▸ What you have to do
Output the data below in full, character for character.

··· Provided data

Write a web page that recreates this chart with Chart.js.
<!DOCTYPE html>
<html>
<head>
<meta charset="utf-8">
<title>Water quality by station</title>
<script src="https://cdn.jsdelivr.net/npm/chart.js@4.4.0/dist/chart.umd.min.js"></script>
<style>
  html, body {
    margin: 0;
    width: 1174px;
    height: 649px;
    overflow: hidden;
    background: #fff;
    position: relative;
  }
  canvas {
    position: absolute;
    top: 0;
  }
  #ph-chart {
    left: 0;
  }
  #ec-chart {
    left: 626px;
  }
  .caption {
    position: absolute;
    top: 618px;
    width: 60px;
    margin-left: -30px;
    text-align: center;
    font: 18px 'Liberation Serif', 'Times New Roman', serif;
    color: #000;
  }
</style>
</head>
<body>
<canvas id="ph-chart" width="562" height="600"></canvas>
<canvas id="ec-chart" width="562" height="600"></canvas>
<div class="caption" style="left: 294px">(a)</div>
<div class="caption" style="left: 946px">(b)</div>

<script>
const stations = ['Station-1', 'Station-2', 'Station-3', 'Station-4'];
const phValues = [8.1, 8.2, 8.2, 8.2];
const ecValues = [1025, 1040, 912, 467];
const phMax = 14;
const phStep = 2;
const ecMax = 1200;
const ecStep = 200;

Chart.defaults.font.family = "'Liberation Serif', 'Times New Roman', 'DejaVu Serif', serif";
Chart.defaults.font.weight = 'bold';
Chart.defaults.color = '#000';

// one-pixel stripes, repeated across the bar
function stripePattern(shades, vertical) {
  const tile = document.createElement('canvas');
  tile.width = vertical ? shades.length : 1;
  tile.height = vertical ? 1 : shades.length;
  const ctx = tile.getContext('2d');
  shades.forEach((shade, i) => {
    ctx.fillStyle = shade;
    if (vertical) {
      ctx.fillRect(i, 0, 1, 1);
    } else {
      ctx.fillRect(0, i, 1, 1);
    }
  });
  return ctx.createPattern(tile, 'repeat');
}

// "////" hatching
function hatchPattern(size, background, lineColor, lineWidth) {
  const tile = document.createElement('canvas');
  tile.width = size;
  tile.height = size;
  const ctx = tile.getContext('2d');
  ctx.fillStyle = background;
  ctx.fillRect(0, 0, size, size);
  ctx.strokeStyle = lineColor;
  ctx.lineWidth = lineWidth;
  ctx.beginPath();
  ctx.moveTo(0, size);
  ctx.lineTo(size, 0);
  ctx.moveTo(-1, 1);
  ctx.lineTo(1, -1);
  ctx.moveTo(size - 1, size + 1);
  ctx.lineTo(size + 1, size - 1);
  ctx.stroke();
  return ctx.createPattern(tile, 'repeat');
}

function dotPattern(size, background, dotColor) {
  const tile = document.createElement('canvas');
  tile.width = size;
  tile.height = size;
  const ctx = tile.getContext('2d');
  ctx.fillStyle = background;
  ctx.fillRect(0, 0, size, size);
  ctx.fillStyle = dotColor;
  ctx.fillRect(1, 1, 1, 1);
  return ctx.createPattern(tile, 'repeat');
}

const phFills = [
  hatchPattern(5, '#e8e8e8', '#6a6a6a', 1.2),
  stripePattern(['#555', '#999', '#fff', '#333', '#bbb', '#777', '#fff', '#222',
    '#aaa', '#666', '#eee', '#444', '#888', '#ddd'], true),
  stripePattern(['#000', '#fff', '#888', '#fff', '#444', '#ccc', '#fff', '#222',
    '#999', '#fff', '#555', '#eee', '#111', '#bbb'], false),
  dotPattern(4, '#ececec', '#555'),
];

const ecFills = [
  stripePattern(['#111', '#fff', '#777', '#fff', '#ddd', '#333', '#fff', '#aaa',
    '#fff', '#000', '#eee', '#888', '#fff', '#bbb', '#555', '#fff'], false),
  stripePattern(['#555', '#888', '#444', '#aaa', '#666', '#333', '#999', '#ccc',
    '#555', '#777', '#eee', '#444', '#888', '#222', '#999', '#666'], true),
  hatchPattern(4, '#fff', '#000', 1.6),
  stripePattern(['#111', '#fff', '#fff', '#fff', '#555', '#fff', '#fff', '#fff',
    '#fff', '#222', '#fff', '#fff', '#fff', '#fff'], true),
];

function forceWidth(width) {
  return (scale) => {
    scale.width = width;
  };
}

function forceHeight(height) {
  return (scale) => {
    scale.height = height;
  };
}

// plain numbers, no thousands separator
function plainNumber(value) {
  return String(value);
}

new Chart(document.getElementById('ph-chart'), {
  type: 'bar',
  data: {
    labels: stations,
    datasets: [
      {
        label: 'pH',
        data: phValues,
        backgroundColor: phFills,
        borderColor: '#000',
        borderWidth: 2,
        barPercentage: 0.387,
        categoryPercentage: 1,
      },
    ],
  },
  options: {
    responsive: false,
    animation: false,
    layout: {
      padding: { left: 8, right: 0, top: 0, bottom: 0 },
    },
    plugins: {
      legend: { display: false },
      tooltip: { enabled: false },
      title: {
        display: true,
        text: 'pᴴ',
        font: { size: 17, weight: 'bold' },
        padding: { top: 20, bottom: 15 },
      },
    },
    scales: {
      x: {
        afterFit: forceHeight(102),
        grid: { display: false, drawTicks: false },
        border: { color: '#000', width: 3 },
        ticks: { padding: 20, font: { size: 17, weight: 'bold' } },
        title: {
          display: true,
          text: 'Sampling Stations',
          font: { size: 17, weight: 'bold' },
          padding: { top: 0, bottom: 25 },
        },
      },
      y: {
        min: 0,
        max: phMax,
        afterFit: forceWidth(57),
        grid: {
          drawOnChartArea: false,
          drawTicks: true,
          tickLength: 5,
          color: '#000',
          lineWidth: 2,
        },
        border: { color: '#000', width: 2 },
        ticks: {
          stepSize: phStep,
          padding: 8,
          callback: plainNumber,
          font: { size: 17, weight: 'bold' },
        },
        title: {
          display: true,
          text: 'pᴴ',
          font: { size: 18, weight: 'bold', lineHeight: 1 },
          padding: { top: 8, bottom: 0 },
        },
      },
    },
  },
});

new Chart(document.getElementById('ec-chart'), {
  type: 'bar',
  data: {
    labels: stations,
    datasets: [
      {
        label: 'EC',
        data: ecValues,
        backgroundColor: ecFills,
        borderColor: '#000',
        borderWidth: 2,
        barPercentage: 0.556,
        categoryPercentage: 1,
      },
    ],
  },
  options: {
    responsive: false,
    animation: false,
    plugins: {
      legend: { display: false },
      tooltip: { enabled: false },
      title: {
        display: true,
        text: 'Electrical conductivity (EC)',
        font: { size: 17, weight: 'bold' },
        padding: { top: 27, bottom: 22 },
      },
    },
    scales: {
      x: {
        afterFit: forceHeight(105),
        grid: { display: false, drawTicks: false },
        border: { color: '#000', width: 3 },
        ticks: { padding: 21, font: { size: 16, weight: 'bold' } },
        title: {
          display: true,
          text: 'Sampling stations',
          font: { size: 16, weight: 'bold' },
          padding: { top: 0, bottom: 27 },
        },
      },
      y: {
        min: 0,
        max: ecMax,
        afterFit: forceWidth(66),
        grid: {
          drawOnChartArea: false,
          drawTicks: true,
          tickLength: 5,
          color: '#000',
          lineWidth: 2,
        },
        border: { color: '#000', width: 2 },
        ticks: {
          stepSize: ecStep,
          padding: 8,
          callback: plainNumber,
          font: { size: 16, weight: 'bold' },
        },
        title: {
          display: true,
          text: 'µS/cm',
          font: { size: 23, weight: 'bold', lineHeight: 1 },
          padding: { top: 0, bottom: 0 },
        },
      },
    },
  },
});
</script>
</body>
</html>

······

▸ Final result
Write a web page that recreates this chart with Chart.js.
<!DOCTYPE html>
<html>
<head>
<meta charset="utf-8">
<title>Water quality by station</title>
<script src="https://cdn.jsdelivr.net/npm/chart.js@4.4.0/dist/chart.umd.min.js"></script>
<style>
  html, body {
    margin: 0;
    width: 1174px;
    height: 649px;
    overflow: hidden;
    background: #fff;
    position: relative;
  }
  canvas {
    position: absolute;
    top: 0;
  }
  #ph-chart {
    left: 0;
  }
  #ec-chart {
    left: 626px;
  }
  .caption {
    position: absolute;
    top: 618px;
    width: 60px;
    margin-left: -30px;
    text-align: center;
    font: 18px 'Liberation Serif', 'Times New Roman', serif;
    color: #000;
  }
</style>
</head>
<body>
<canvas id="ph-chart" width="562" height="600"></canvas>
<canvas id="ec-chart" width="562" height="600"></canvas>
<div class="caption" style="left: 294px">(a)</div>
<div class="caption" style="left: 946px">(b)</div>

<script>
const stations = ['Station-1', 'Station-2', 'Station-3', 'Station-4'];
const phValues = [8.1, 8.2, 8.2, 8.2];
const ecValues = [1025, 1040, 912, 467];
const phMax = 14;
const phStep = 2;
const ecMax = 1200;
const ecStep = 200;

Chart.defaults.font.family = "'Liberation Serif', 'Times New Roman', 'DejaVu Serif', serif";
Chart.defaults.font.weight = 'bold';
Chart.defaults.color = '#000';

// one-pixel stripes, repeated across the bar
function stripePattern(shades, vertical) {
  const tile = document.createElement('canvas');
  tile.width = vertical ? shades.length : 1;
  tile.height = vertical ? 1 : shades.length;
  const ctx = tile.getContext('2d');
  shades.forEach((shade, i) => {
    ctx.fillStyle = shade;
    if (vertical) {
      ctx.fillRect(i, 0, 1, 1);
    } else {
      ctx.fillRect(0, i, 1, 1);
    }
  });
  return ctx.createPattern(tile, 'repeat');
}

// "////" hatching
function hatchPattern(size, background, lineColor, lineWidth) {
  const tile = document.createElement('canvas');
  tile.width = size;
  tile.height = size;
  const ctx = tile.getContext('2d');
  ctx.fillStyle = background;
  ctx.fillRect(0, 0, size, size);
  ctx.strokeStyle = lineColor;
  ctx.lineWidth = lineWidth;
  ctx.beginPath();
  ctx.moveTo(0, size);
  ctx.lineTo(size, 0);
  ctx.moveTo(-1, 1);
  ctx.lineTo(1, -1);
  ctx.moveTo(size - 1, size + 1);
  ctx.lineTo(size + 1, size - 1);
  ctx.stroke();
  return ctx.createPattern(tile, 'repeat');
}

function dotPattern(size, background, dotColor) {
  const tile = document.createElement('canvas');
  tile.width = size;
  tile.height = size;
  const ctx = tile.getContext('2d');
  ctx.fillStyle = background;
  ctx.fillRect(0, 0, size, size);
  ctx.fillStyle = dotColor;
  ctx.fillRect(1, 1, 1, 1);
  return ctx.createPattern(tile, 'repeat');
}

const phFills = [
  hatchPattern(5, '#e8e8e8', '#6a6a6a', 1.2),
  stripePattern(['#555', '#999', '#fff', '#333', '#bbb', '#777', '#fff', '#222',
    '#aaa', '#666', '#eee', '#444', '#888', '#ddd'], true),
  stripePattern(['#000', '#fff', '#888', '#fff', '#444', '#ccc', '#fff', '#222',
    '#999', '#fff', '#555', '#eee', '#111', '#bbb'], false),
  dotPattern(4, '#ececec', '#555'),
];

const ecFills = [
  stripePattern(['#111', '#fff', '#777', '#fff', '#ddd', '#333', '#fff', '#aaa',
    '#fff', '#000', '#eee', '#888', '#fff', '#bbb', '#555', '#fff'], false),
  stripePattern(['#555', '#888', '#444', '#aaa', '#666', '#333', '#999', '#ccc',
    '#555', '#777', '#eee', '#444', '#888', '#222', '#999', '#666'], true),
  hatchPattern(4, '#fff', '#000', 1.6),
  stripePattern(['#111', '#fff', '#fff', '#fff', '#555', '#fff', '#fff', '#fff',
    '#fff', '#222', '#fff', '#fff', '#fff', '#fff'], true),
];

function forceWidth(width) {
  return (scale) => {
    scale.width = width;
  };
}

function forceHeight(height) {
  return (scale) => {
    scale.height = height;
  };
}

// plain numbers, no thousands separator
function plainNumber(value) {
  return String(value);
}

new Chart(document.getElementById('ph-chart'), {
  type: 'bar',
  data: {
    labels: stations,
    datasets: [
      {
        label: 'pH',
        data: phValues,
        backgroundColor: phFills,
        borderColor: '#000',
        borderWidth: 2,
        barPercentage: 0.387,
        categoryPercentage: 1,
      },
    ],
  },
  options: {
    responsive: false,
    animation: false,
    layout: {
      padding: { left: 8, right: 0, top: 0, bottom: 0 },
    },
    plugins: {
      legend: { display: false },
      tooltip: { enabled: false },
      title: {
        display: true,
        text: 'pᴴ',
        font: { size: 17, weight: 'bold' },
        padding: { top: 20, bottom: 15 },
      },
    },
    scales: {
      x: {
        afterFit: forceHeight(102),
        grid: { display: false, drawTicks: false },
        border: { color: '#000', width: 3 },
        ticks: { padding: 20, font: { size: 17, weight: 'bold' } },
        title: {
          display: true,
          text: 'Sampling Stations',
          font: { size: 17, weight: 'bold' },
          padding: { top: 0, bottom: 25 },
        },
      },
      y: {
        min: 0,
        max: phMax,
        afterFit: forceWidth(57),
        grid: {
          drawOnChartArea: false,
          drawTicks: true,
          tickLength: 5,
          color: '#000',
          lineWidth: 2,
        },
        border: { color: '#000', width: 2 },
        ticks: {
          stepSize: phStep,
          padding: 8,
          callback: plainNumber,
          font: { size: 17, weight: 'bold' },
        },
        title: {
          display: true,
          text: 'pᴴ',
          font: { size: 18, weight: 'bold', lineHeight: 1 },
          padding: { top: 8, bottom: 0 },
        },
      },
    },
  },
});

new Chart(document.getElementById('ec-chart'), {
  type: 'bar',
  data: {
    labels: stations,
    datasets: [
      {
        label: 'EC',
        data: ecValues,
        backgroundColor: ecFills,
        borderColor: '#000',
        borderWidth: 2,
        barPercentage: 0.556,
        categoryPercentage: 1,
      },
    ],
  },
  options: {
    responsive: false,
    animation: false,
    plugins: {
      legend: { display: false },
      tooltip: { enabled: false },
      title: {
        display: true,
        text: 'Electrical conductivity (EC)',
        font: { size: 17, weight: 'bold' },
        padding: { top: 27, bottom: 22 },
      },
    },
    scales: {
      x: {
        afterFit: forceHeight(105),
        grid: { display: false, drawTicks: false },
        border: { color: '#000', width: 3 },
        ticks: { padding: 21, font: { size: 16, weight: 'bold' } },
        title: {
          display: true,
          text: 'Sampling stations',
          font: { size: 16, weight: 'bold' },
          padding: { top: 0, bottom: 27 },
        },
      },
      y: {
        min: 0,
        max: ecMax,
        afterFit: forceWidth(66),
        grid: {
          drawOnChartArea: false,
          drawTicks: true,
          tickLength: 5,
          color: '#000',
          lineWidth: 2,
        },
        border: { color: '#000', width: 2 },
        ticks: {
          stepSize: ecStep,
          padding: 8,
          callback: plainNumber,
          font: { size: 16, weight: 'bold' },
        },
        title: {
          display: true,
          text: 'µS/cm',
          font: { size: 23, weight: 'bold', lineHeight: 1 },
          padding: { top: 0, bottom: 0 },
        },
      },
    },
  },
});
</script>
</body>
</html>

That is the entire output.